Alan Hawkins: This movie had very particular storyboards. Mike was often quite married to them. There was always room for pitches or new ideas, but the default choice is to look at the boards and see what he’s done, because he loved his storyboard artists, Guillermo Martinez and Hanna Cho and lots of other artists. So a very normal part of the rounds or daily conversation would be looking at the shot and then saying, can we see the boards? Can we check the board? It’s always about checking back to see what they were because he worked on a movie for years before it got to us.
There were certain things that they’re just very used to and certain really important moments like that were largely figured out before they came to us to a certain degree. We were always adding and plus’ing things where there was room for it. But I would give that credit to the story artists, there was a lot of thought that went into those kinds of moments. There’s lots of places where animators brought their own special version of an acting choice or things like that, which Mike was extremely open to.
b&a: I asked Mike Lasker about Furbies and I felt like I should ask you as well, Alan. What particular challenges in animation did the Furbies bring?

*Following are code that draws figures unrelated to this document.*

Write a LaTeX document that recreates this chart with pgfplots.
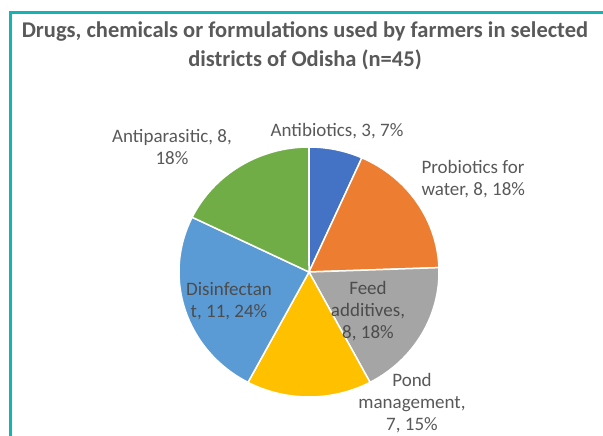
\documentclass[border=0pt]{standalone}
\usepackage{pgfplots}
\usepackage{pgfplotstable}
\pgfplotsset{compat=1.18}
\usepackage{fontspec}
\setmainfont{Carlito}
\definecolor{pieblue}{HTML}{4472C4}
\definecolor{pieorange}{HTML}{ED7D31}
\definecolor{piegray}{HTML}{A5A5A5}
\definecolor{pieyellow}{HTML}{FFC000}
\definecolor{pielightblue}{HTML}{5B9BD5}
\definecolor{piegreen}{HTML}{70AD47}
\definecolor{txtgray}{HTML}{595959}
\definecolor{frameteal}{RGB}{20,180,180}

\pgfplotstableread{
value color
3 pieblue
8 pieorange
8 piegray
7 pieyellow
11 pielightblue
8 piegreen
}\piedata

\begin{document}
\begin{tikzpicture}
\begin{axis}[hide axis, scale only axis, x=1pt, y=1pt,
  xmin=0, xmax=603, ymin=0, ymax=436, clip=false]
\coordinate (bl) at (axis cs:0,0);
\coordinate (tr) at (axis cs:603,436);
% frame
\draw[frameteal, line width=3pt] (axis cs:10.5,-10) -- (axis cs:10.5,423) -- (axis cs:620,423);
% total
\def\total{0}
\pgfplotsforeachungrouped \i in {0,...,5}{%
  \pgfplotstablegetelem{\i}{value}\of\piedata
  \pgfmathsetmacro\total{\total+\pgfplotsretval}%
}
\def\cumangle{90}
\pgfplotsforeachungrouped \i in {0,...,5}{%
  \pgfplotstablegetelem{\i}{value}\of\piedata \let\val\pgfplotsretval
  \pgfplotstablegetelem{\i}{color}\of\piedata \let\col\pgfplotsretval
  \pgfmathsetmacro\endangle{\cumangle - \val/\total*360}%
  \edef\temp{\noexpand\fill[fill=\col, draw=white, line width=1.5pt, line join=round] (axis cs:309,164) -- ++(\cumangle:130pt and 125pt) arc[start angle=\cumangle, end angle=\endangle, x radius=130pt, y radius=125pt] -- cycle;}%
  \temp
  \global\let\cumangle\endangle
}
% title
\node[align=center, text=txtgray, font=\fontsize{22.5}{29}\selectfont\bfseries] at (axis cs:305,390.5)
  {Drugs, chemicals or formulations used by farmers in selected\\districts of Odisha (n=45)};
% labels
\tikzset{lbl/.style={align=center, text=txtgray, font=\fontsize{19}{22}\selectfont}}
\node[lbl] at (axis cs:172,289) {Antiparasitic, 8,\\18\%};
\node[lbl] at (axis cs:337,305) {Antibiotics, 3, 7\%};
\node[lbl, align=left, anchor=west] at (axis cs:418,256.5) {Probiotics for\\water, 8, 18\%};
\node[lbl, text=black!70] at (axis cs:229,135) {Disinfectan\\t, 11, 24\%};
\node[lbl, text=black!70] at (axis cs:368,125) {Feed\\additives,\\8, 18\%};
\node[lbl] at (axis cs:412,33) {Pond\\management,\\7, 15\%};
\end{axis}
\pgfresetboundingbox
\path[use as bounding box] (bl) rectangle (tr);
\end{tikzpicture}
\end{document}
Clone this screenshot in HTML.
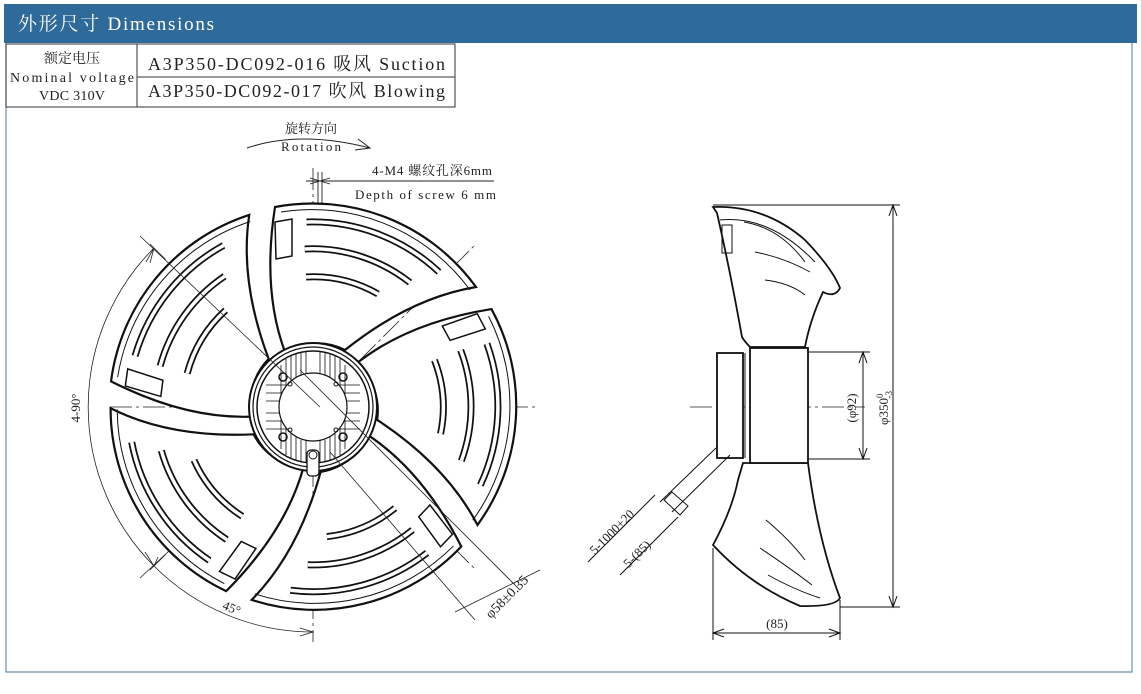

Alan Hawkins: It was important to capture the way their little motorized bodies would work, especially when we’re doing the very Furby-esque motion when they open their eyes for the first time when they were introduced and the weird little talking patterns. They’re not very elegant, they’re kind of jerky and layered. That just came from observation. We would look at them and see what they would do and then recreate it because it’s only the iconic thing that it is when you make it work exactly the way it did. It’s a very recognizable pattern of motion.
Now, the giant one is obviously different. It doesn’t have that degree of matching the observational stuff, because it’s much bigger and faster. But it’s just having fun and working with the limitations of what that thing is. They don’t have individual legs, they just kind of sit on a disc and there’s one little motor that moves it forward. So we had to invent the idea that it could kind of lumber from side to side, but that’s the kind of thing that you want to see, something that size do as it moves. That’s what you expect it to be. Then from there is just embracing the absurd shape of the thing and letting the limitation almost be the inspiration or working within that.
b&a: Did you also have to deal with any limitations for the Pal robots, the white robots, because they’re joint based?
Alan Hawkins: It’s always nice to have a character like that. It’s a very lightweight rig, obviously they’re rigid and don’t have a whole lot of extras to them. So working with those characters is a nice balance between the very complex things and the very simple things, which is what they were. Doing scenes with them was always nice because they were very fast. We played with the fact that they’re rigid and you could spin things indefinitely and play around with that kind of glitching and stuff, which we did. We did a lot of explorations about how they move from the very beginning, like having one turnaround without actually turning around like individual parts spinning to kind of reverse and face the other direction and stuff like that. Which I think a couple things like that made it into the movie.
Then for the glitching ones, for Eric and Deborahbot, that was almost like another layer upon layer upon layer thing, because they’re robots, they’re glitching out. They also have a personality. There’s also jokes. There’s all kinds of stuff at play in there that had to be just right. So it was finding this weird balance, and it’s almost always, the challenge is always comedy. The jokes are the hardest stuff, mechanics doing a cool landing or a roll, that’s not as hard, but getting a joke to really move that’s where it gets really hard. That’s for every character almost all the time.
Comedy is sometimes a lot harder than action, but it was always really fun to play with them because it’s all pantomime, there is no expressions, so whatever our hand gesture or body pose or whatever it is, has to tell that story. So just a whole other flavour to deal with.